Material provided —
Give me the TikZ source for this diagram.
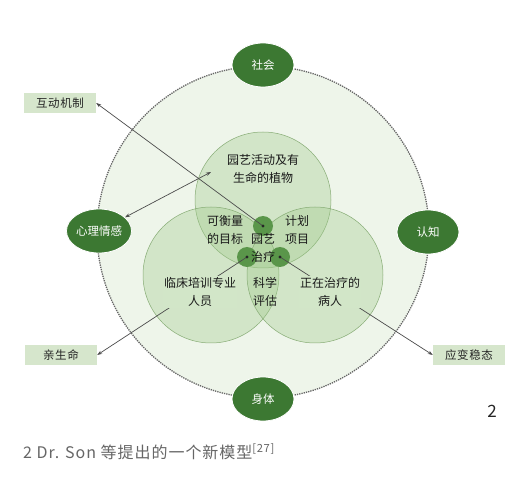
\documentclass[tikz,border=0pt]{standalone}
\usepackage{fontspec}
\setmainfont{Noto Sans CJK SC}
\usetikzlibrary{shapes.geometric,arrows.meta}
\definecolor{bgreen}{RGB}{238,245,234}
\definecolor{cgreen}{RGB}{159,202,138}
\definecolor{lgreen}{RGB}{210,230,200}
\definecolor{dgreen}{RGB}{60,120,50}
\definecolor{mgreen}{RGB}{90,150,74}
\definecolor{boxgreen}{RGB}{214,230,204}
\tikzset{
  facet/.style={ellipse, fill=dgreen, draw=white, line width=0.8pt, minimum width=62pt,
    minimum height=44pt, inner sep=0pt, text=white, font=\fontsize{11.5}{13}\selectfont},
  tag/.style={fill=boxgreen, minimum width=72pt, minimum height=20pt, inner sep=0pt,
    text=black!85, font=\fontsize{11.5}{13}\selectfont\addfontfeature{LetterSpace=5}},
  ring/.style={circle, draw=cgreen!85!black, line width=0.5pt, fill=cgreen, fill opacity=0.35,
    minimum size=136pt, inner sep=0pt},
  hub/.style={circle, fill=mgreen, minimum size=20pt, inner sep=0pt},
  lbl/.style={align=center, inner sep=1pt, text=black!90, font=\fontsize{12}{18.5}\selectfont},
  link/.style={draw=black!70, line width=0.7pt, -{Stealth[length=5pt,width=3.5pt]}}
}
\begin{document}
\begin{tikzpicture}[x=1pt,y=-1pt]
  \useasboundingbox[fill=white] (0,0) rectangle (520,489);
  % outer field
  \node[circle, draw=black!60, densely dotted, line width=1.3pt, fill=bgreen,
    minimum size=332pt, inner sep=0pt] (field) at (263,232) {};
  % three overlapping circles
  \foreach \n/\x/\y in {qtop/263/200, qleft/211/275, qright/315/275}
    \node[ring] (\n) at (\x,\y) {};
  \foreach \n/\x/\y in {htop/263/226, hleft/247/257, hright/280/257}
    \node[hub] (\n) at (\x,\y) {};
  % four facets on the dotted circle
  \node[facet] (shehui) at (263,65) {社会};
  \node[facet] (renzhi) at (428,232) {认知};
  \node[facet] (shenti) at (263,399) {身体};
  \node[facet] (xinli) at (99,231) {心理情感};
  % outer tags
  \node[tag] (hudong) at (60,103) {互动机制};
  \node[tag] (qinsheng) at (61,355) {亲生命};
  \node[tag] (yingbian) at (469,355) {应变稳态};
  \coordinate (mark) at (211,172);
  % connectors
  \draw[link] (htop.center) -- (hudong.east);
  \draw[link] (hleft.center) -- (qinsheng.east);
  \draw[link] (hright.center) -- (yingbian.west);
  \draw[link, {Stealth[length=5pt,width=3.5pt]}-{Stealth[length=5pt,width=3.5pt]}] (xinli) -- (mark);
  \foreach \n in {htop,hleft,hright}
    \fill[black!85] (\n.center) circle (1.7pt);
  % texts in the circles
  \node[lbl] (huodong) at (263,169) {园艺活动及有\\生命的植物};
  \node[lbl] (mubiao) at (225,230) {可衡量\\的目标};
  \node[lbl] (jihua) at (297,230) {计划\\项目};
  \node[lbl] (zhiliao) at (263,248) {园艺\\治疗};
  \node[lbl, fill=lgreen] (renyuan) at (200,292) {临床培训专业\\人员};
  \node[lbl] (pinggu) at (265,292) {科学\\评估};
  \node[lbl, fill=lgreen] (bingren) at (330,292) {正在治疗的\\病人};
  % figure number and caption
  \node[font=\fontsize{17}{17}\selectfont, text=black!85] (num) at (492,411) {2};
  \node[anchor=west, inner sep=0pt, text=black!60,
    font=\fontsize{16}{18}\selectfont\addfontfeature{LetterSpace=6}] (caption) at (23,452)
    {2 Dr. Son 等提出的一个新模型\textsuperscript{[27]}};
\end{tikzpicture}
\end{document}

What to produce — Keep the pictures out of the copy and return the rest of the data above exactly.

Result below —
Give me the TikZ source for this diagram.
\documentclass[tikz,border=0pt]{standalone}
\usepackage{fontspec}
\setmainfont{Noto Sans CJK SC}
\usetikzlibrary{shapes.geometric,arrows.meta}
\definecolor{bgreen}{RGB}{238,245,234}
\definecolor{cgreen}{RGB}{159,202,138}
\definecolor{lgreen}{RGB}{210,230,200}
\definecolor{dgreen}{RGB}{60,120,50}
\definecolor{mgreen}{RGB}{90,150,74}
\definecolor{boxgreen}{RGB}{214,230,204}
\tikzset{
  facet/.style={ellipse, fill=dgreen, draw=white, line width=0.8pt, minimum width=62pt,
    minimum height=44pt, inner sep=0pt, text=white, font=\fontsize{11.5}{13}\selectfont},
  tag/.style={fill=boxgreen, minimum width=72pt, minimum height=20pt, inner sep=0pt,
    text=black!85, font=\fontsize{11.5}{13}\selectfont\addfontfeature{LetterSpace=5}},
  ring/.style={circle, draw=cgreen!85!black, line width=0.5pt, fill=cgreen, fill opacity=0.35,
    minimum size=136pt, inner sep=0pt},
  hub/.style={circle, fill=mgreen, minimum size=20pt, inner sep=0pt},
  lbl/.style={align=center, inner sep=1pt, text=black!90, font=\fontsize{12}{18.5}\selectfont},
  link/.style={draw=black!70, line width=0.7pt, -{Stealth[length=5pt,width=3.5pt]}}
}
\begin{document}
\begin{tikzpicture}[x=1pt,y=-1pt]
  \useasboundingbox[fill=white] (0,0) rectangle (520,489);
  % outer field
  \node[circle, draw=black!60, densely dotted, line width=1.3pt, fill=bgreen,
    minimum size=332pt, inner sep=0pt] (field) at (263,232) {};
  % three overlapping circles
  \foreach \n/\x/\y in {qtop/263/200, qleft/211/275, qright/315/275}
    \node[ring] (\n) at (\x,\y) {};
  \foreach \n/\x/\y in {htop/263/226, hleft/247/257, hright/280/257}
    \node[hub] (\n) at (\x,\y) {};
  % four facets on the dotted circle
  \node[facet] (shehui) at (263,65) {社会};
  \node[facet] (renzhi) at (428,232) {认知};
  \node[facet] (shenti) at (263,399) {身体};
  \node[facet] (xinli) at (99,231) {心理情感};
  % outer tags
  \node[tag] (hudong) at (60,103) {互动机制};
  \node[tag] (qinsheng) at (61,355) {亲生命};
  \node[tag] (yingbian) at (469,355) {应变稳态};
  \coordinate (mark) at (211,172);
  % connectors
  \draw[link] (htop.center) -- (hudong.east);
  \draw[link] (hleft.center) -- (qinsheng.east);
  \draw[link] (hright.center) -- (yingbian.west);
  \draw[link, {Stealth[length=5pt,width=3.5pt]}-{Stealth[length=5pt,width=3.5pt]}] (xinli) -- (mark);
  \foreach \n in {htop,hleft,hright}
    \fill[black!85] (\n.center) circle (1.7pt);
  % texts in the circles
  \node[lbl] (huodong) at (263,169) {园艺活动及有\\生命的植物};
  \node[lbl] (mubiao) at (225,230) {可衡量\\的目标};
  \node[lbl] (jihua) at (297,230) {计划\\项目};
  \node[lbl] (zhiliao) at (263,248) {园艺\\治疗};
  \node[lbl, fill=lgreen] (renyuan) at (200,292) {临床培训专业\\人员};
  \node[lbl] (pinggu) at (265,292) {科学\\评估};
  \node[lbl, fill=lgreen] (bingren) at (330,292) {正在治疗的\\病人};
  % figure number and caption
  \node[font=\fontsize{17}{17}\selectfont, text=black!85] (num) at (492,411) {2};
  \node[anchor=west, inner sep=0pt, text=black!60,
    font=\fontsize{16}{18}\selectfont\addfontfeature{LetterSpace=6}] (caption) at (23,452)
    {2 Dr. Son 等提出的一个新模型\textsuperscript{[27]}};
\end{tikzpicture}
\end{document}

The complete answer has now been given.